Tattoo

I got my first tattoo when I was 17, the second when I was 18. I’ve yet to get a third.

To this day I’m still not 100% sure why I got a tattoo, although I do know that I am happy with them and don’t regret the decision at all.

Typically, if you ask someone why they got a tattoo you will get a variety of answers, but they are usually centred around the same thought “I wanted one, no-one forced me into it”. Not much of an answer really.

Is it an act of rebellion? A way of showing you are nearer the ‘edge’ than others? (Although that just begs the question “The edge of what?”). There are people who get tattoos as a badge, an allegiance to a cause, or membership of a group. People get tattoos because they’ve seen celebrities get them, and all in all, tattoos, and it’s kin the piercing (body modifications), are much more socially acceptable these days than they have been. They are no longer limited to bikers or exotic types.
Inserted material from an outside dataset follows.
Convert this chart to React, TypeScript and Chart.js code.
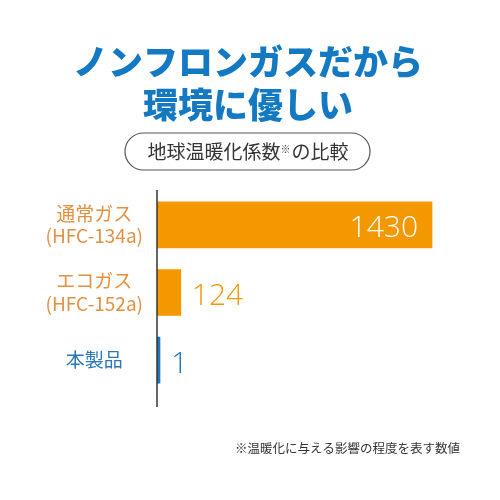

You can easily argue that anything that changes your appearance is open to interpretation by anyone that looks at you. How many times have you looked at someone with, say, a pierced lip or eyebrow and made assumptions. I do it all the time. We all do it. The ‘initial impression’ that is talked about when you are attending an interview is the same one you make when you walk past a person in the street.

I used to work with a Goth. He came to work dressed as a Goth, had few body mods other than bright blue and purple braided hair, but mainly his dress was what defined him. He was intelligent, funny, and has since started his own company. I asked him if he had turned up to the interview ‘dressed’ or had he toned himself down. His reply? “I am what I believe, so there wouldn’t have been much point NOT coming ‘dressed’, would there?”. He did admit later on that he had toned down his appearance by wearing a black jacket and trousers, and NOT wearing his stainless steel coated jackboots. My initial impression was something along the lines of “He’s a bit of a rebel…”, an opinion I was happy to change the first time I spoke to him.
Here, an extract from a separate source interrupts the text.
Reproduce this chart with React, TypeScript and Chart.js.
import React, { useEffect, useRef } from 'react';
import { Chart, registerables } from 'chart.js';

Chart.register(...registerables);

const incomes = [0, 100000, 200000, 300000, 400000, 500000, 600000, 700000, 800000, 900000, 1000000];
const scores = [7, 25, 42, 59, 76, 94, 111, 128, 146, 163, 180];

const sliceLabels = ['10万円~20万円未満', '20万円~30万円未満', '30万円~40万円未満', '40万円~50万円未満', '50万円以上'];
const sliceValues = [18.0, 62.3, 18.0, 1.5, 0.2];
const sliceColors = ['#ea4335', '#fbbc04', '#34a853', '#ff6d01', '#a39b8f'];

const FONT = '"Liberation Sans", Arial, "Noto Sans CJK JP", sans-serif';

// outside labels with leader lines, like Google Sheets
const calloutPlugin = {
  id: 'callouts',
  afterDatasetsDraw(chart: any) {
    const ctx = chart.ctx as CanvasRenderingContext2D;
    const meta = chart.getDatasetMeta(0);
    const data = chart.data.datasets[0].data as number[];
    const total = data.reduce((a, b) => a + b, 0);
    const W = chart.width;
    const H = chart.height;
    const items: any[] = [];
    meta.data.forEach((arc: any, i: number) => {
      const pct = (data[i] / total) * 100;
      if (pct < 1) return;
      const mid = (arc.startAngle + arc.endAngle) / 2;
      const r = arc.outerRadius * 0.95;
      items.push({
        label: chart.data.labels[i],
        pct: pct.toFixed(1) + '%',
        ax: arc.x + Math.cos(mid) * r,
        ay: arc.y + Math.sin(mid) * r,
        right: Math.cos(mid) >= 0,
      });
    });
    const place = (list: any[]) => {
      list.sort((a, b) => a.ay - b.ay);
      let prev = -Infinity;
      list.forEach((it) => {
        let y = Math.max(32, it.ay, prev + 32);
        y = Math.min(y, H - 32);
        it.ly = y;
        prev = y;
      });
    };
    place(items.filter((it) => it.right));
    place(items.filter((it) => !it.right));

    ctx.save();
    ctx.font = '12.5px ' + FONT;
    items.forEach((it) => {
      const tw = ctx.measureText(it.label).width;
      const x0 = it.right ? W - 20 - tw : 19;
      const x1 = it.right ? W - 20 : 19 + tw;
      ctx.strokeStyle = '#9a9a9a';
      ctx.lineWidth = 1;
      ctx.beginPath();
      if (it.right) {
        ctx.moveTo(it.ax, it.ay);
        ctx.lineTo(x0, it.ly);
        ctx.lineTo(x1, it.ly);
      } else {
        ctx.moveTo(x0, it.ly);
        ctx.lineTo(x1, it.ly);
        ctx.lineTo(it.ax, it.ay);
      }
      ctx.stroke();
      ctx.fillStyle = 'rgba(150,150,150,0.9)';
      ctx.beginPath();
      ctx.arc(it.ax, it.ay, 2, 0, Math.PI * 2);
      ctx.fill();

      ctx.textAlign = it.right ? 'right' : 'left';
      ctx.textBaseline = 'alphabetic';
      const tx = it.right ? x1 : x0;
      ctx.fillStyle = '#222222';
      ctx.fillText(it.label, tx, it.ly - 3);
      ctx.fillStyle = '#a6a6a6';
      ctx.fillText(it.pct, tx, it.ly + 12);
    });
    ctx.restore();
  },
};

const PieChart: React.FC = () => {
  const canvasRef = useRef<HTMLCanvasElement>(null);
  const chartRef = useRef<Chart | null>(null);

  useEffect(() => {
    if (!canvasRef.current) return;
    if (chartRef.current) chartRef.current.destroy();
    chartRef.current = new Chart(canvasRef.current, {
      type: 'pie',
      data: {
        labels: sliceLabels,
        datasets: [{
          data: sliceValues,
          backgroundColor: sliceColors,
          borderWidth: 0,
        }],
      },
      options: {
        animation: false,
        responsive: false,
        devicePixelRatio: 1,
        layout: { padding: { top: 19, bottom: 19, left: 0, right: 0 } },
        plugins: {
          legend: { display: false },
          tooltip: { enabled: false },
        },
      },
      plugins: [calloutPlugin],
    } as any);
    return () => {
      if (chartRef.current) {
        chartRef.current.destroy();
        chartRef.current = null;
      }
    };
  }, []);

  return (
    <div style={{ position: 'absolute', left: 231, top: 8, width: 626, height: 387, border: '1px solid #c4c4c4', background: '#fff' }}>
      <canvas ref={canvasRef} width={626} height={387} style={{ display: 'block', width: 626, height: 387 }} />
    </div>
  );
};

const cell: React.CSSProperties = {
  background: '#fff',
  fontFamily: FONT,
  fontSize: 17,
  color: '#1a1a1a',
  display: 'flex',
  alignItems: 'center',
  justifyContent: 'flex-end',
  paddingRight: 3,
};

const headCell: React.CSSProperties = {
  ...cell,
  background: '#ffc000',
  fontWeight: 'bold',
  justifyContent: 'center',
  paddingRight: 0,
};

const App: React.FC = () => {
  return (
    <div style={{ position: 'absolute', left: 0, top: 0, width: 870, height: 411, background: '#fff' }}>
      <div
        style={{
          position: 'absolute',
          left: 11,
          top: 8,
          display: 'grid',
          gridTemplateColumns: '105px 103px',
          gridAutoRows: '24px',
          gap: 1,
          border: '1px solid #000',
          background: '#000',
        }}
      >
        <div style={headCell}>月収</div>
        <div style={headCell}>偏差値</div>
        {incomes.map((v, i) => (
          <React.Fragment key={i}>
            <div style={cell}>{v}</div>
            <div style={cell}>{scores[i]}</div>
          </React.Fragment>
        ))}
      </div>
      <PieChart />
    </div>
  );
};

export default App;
I got a tattoo to be different. Not from everyone else, but different from my peers, different from the expectations. I grew up in an upper middle class area, and as an intelligent young man was expected to do many great things, or at least I thought that was what was expected of me. So I challenged it. Indirectly, and ineffectively, but I challenged it.

I’m happy with this definition, as it sits with my widely held beliefs that it is prejudice that is the ruin of a man. My definition of prejudice is not the ‘initial impression’, the one that tells you that person is different (colour, ability, race, religion, sex, and so on), but the way you react to it. Years of social culture will prompt thoughts to back the stereotype. How you react to those thoughts, that burst of ideas and images is what defines the way you think about someone.

I can guess what people think when they see me. White, almost middle aged, comfortably off. Probably works in an office, intelligent but not brilliant, informed but not radical. I know that I don’t easily ‘fit’ with any social group, that I hover the fringes of many, but never commit.

I enjoy the reaction I get when people find out I have tattoos. I work in a software company, a lot of high-fliers, ‘new money’, and all looking to break away from their defining classes, to exceed their peers. Tattoos still have the distinction of not being able to break the ‘dirty’, ‘bad’ air they carry. Within my ‘class’ (as much as I hate that definition) tattoos are the realm of the lower classes. They are viewed as an attempt to be a ‘big man’, a hard nut, someone to be reckoned with.

My tattoos are not in public view, both are easily hidden underneath a t-shirt. I don’t flaunt them, they are mine. To an extent they define who I am, what I am. How I want to be perceived.

To me, my tattoos DO say, I should be reckoned with, I am harder than you think, I am not a conformist, do not expect that of me.

My tattoos say, I’m not what you think I am.